-- BEGIN Provided material --

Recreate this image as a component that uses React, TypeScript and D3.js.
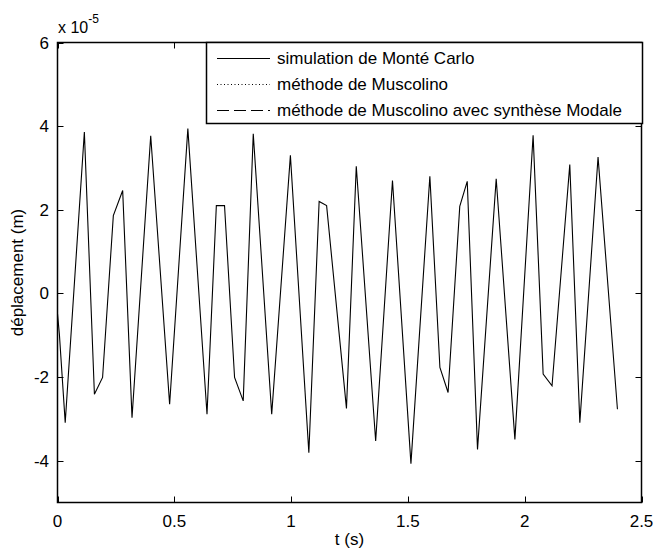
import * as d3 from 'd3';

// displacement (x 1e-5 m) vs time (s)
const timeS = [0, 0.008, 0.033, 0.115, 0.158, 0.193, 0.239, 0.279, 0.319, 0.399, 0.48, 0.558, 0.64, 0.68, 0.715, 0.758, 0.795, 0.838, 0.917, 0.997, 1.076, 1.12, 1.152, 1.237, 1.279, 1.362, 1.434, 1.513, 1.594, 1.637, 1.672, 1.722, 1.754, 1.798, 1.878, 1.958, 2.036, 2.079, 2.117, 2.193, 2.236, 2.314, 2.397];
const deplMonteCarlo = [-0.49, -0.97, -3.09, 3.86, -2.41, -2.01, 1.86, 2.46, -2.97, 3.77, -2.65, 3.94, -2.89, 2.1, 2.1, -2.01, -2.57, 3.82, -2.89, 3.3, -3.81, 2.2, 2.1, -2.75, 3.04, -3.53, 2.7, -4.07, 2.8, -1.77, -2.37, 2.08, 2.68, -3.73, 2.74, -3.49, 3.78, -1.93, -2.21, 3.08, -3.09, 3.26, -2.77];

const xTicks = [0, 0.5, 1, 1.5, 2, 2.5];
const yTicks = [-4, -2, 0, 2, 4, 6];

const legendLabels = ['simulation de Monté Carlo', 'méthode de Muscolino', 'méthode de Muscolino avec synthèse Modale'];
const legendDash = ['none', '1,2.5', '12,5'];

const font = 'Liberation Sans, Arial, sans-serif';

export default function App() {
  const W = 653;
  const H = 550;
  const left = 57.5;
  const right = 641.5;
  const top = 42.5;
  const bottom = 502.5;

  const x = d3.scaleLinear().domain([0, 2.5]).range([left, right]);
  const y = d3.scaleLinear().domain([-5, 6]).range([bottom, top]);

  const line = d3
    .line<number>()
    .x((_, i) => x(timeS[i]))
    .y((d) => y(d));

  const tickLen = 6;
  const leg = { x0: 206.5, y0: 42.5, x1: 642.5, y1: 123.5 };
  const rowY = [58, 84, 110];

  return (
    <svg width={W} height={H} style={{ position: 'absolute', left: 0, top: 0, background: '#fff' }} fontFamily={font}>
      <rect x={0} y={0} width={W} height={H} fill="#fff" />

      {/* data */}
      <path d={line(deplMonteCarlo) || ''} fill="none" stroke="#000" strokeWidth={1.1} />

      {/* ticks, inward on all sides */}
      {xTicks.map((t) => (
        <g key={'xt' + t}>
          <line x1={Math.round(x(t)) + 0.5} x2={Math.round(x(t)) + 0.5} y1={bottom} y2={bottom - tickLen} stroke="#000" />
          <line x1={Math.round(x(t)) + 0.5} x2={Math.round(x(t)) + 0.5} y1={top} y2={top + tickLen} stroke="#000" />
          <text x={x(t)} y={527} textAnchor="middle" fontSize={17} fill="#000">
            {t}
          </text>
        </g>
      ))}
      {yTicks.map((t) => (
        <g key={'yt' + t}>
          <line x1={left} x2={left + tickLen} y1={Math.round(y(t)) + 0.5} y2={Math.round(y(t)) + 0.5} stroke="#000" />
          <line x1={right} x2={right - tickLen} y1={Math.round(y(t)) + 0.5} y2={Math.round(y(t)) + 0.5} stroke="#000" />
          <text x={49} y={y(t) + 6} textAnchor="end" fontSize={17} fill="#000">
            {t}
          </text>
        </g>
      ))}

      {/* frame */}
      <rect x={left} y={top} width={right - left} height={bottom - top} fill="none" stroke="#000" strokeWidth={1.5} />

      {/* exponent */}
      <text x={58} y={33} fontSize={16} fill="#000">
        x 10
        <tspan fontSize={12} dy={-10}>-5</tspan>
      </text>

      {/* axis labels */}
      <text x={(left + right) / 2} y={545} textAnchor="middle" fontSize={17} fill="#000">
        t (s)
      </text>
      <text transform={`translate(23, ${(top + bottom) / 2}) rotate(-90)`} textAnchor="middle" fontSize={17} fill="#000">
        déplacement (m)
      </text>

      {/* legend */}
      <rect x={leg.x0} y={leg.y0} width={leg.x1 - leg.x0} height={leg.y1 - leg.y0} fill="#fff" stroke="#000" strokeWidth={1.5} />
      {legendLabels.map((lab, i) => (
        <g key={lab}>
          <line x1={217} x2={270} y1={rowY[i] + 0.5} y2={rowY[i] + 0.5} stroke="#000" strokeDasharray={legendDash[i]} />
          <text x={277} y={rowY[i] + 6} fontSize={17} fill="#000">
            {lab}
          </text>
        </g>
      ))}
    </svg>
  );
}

-- END Provided material --

▶ _Your instructions_:
Ignore the images and quote every line of the listing exactly.

▶ _Completed exercise_:
Recreate this image as a component that uses React, TypeScript and D3.js.
import * as d3 from 'd3';

// displacement (x 1e-5 m) vs time (s)
const timeS = [0, 0.008, 0.033, 0.115, 0.158, 0.193, 0.239, 0.279, 0.319, 0.399, 0.48, 0.558, 0.64, 0.68, 0.715, 0.758, 0.795, 0.838, 0.917, 0.997, 1.076, 1.12, 1.152, 1.237, 1.279, 1.362, 1.434, 1.513, 1.594, 1.637, 1.672, 1.722, 1.754, 1.798, 1.878, 1.958, 2.036, 2.079, 2.117, 2.193, 2.236, 2.314, 2.397];
const deplMonteCarlo = [-0.49, -0.97, -3.09, 3.86, -2.41, -2.01, 1.86, 2.46, -2.97, 3.77, -2.65, 3.94, -2.89, 2.1, 2.1, -2.01, -2.57, 3.82, -2.89, 3.3, -3.81, 2.2, 2.1, -2.75, 3.04, -3.53, 2.7, -4.07, 2.8, -1.77, -2.37, 2.08, 2.68, -3.73, 2.74, -3.49, 3.78, -1.93, -2.21, 3.08, -3.09, 3.26, -2.77];

const xTicks = [0, 0.5, 1, 1.5, 2, 2.5];
const yTicks = [-4, -2, 0, 2, 4, 6];

const legendLabels = ['simulation de Monté Carlo', 'méthode de Muscolino', 'méthode de Muscolino avec synthèse Modale'];
const legendDash = ['none', '1,2.5', '12,5'];

const font = 'Liberation Sans, Arial, sans-serif';

export default function App() {
  const W = 653;
  const H = 550;
  const left = 57.5;
  const right = 641.5;
  const top = 42.5;
  const bottom = 502.5;

  const x = d3.scaleLinear().domain([0, 2.5]).range([left, right]);
  const y = d3.scaleLinear().domain([-5, 6]).range([bottom, top]);

  const line = d3
    .line<number>()
    .x((_, i) => x(timeS[i]))
    .y((d) => y(d));

  const tickLen = 6;
  const leg = { x0: 206.5, y0: 42.5, x1: 642.5, y1: 123.5 };
  const rowY = [58, 84, 110];

  return (
    <svg width={W} height={H} style={{ position: 'absolute', left: 0, top: 0, background: '#fff' }} fontFamily={font}>
      <rect x={0} y={0} width={W} height={H} fill="#fff" />

      {/* data */}
      <path d={line(deplMonteCarlo) || ''} fill="none" stroke="#000" strokeWidth={1.1} />

      {/* ticks, inward on all sides */}
      {xTicks.map((t) => (
        <g key={'xt' + t}>
          <line x1={Math.round(x(t)) + 0.5} x2={Math.round(x(t)) + 0.5} y1={bottom} y2={bottom - tickLen} stroke="#000" />
          <line x1={Math.round(x(t)) + 0.5} x2={Math.round(x(t)) + 0.5} y1={top} y2={top + tickLen} stroke="#000" />
          <text x={x(t)} y={527} textAnchor="middle" fontSize={17} fill="#000">
            {t}
          </text>
        </g>
      ))}
      {yTicks.map((t) => (
        <g key={'yt' + t}>
          <line x1={left} x2={left + tickLen} y1={Math.round(y(t)) + 0.5} y2={Math.round(y(t)) + 0.5} stroke="#000" />
          <line x1={right} x2={right - tickLen} y1={Math.round(y(t)) + 0.5} y2={Math.round(y(t)) + 0.5} stroke="#000" />
          <text x={49} y={y(t) + 6} textAnchor="end" fontSize={17} fill="#000">
            {t}
          </text>
        </g>
      ))}

      {/* frame */}
      <rect x={left} y={top} width={right - left} height={bottom - top} fill="none" stroke="#000" strokeWidth={1.5} />

      {/* exponent */}
      <text x={58} y={33} fontSize={16} fill="#000">
        x 10
        <tspan fontSize={12} dy={-10}>-5</tspan>
      </text>

      {/* axis labels */}
      <text x={(left + right) / 2} y={545} textAnchor="middle" fontSize={17} fill="#000">
        t (s)
      </text>
      <text transform={`translate(23, ${(top + bottom) / 2}) rotate(-90)`} textAnchor="middle" fontSize={17} fill="#000">
        déplacement (m)
      </text>

      {/* legend */}
      <rect x={leg.x0} y={leg.y0} width={leg.x1 - leg.x0} height={leg.y1 - leg.y0} fill="#fff" stroke="#000" strokeWidth={1.5} />
      {legendLabels.map((lab, i) => (
        <g key={lab}>
          <line x1={217} x2={270} y1={rowY[i] + 0.5} y2={rowY[i] + 0.5} stroke="#000" strokeDasharray={legendDash[i]} />
          <text x={277} y={rowY[i] + 6} fontSize={17} fill="#000">
            {lab}
          </text>
        </g>
      ))}
    </svg>
  );
}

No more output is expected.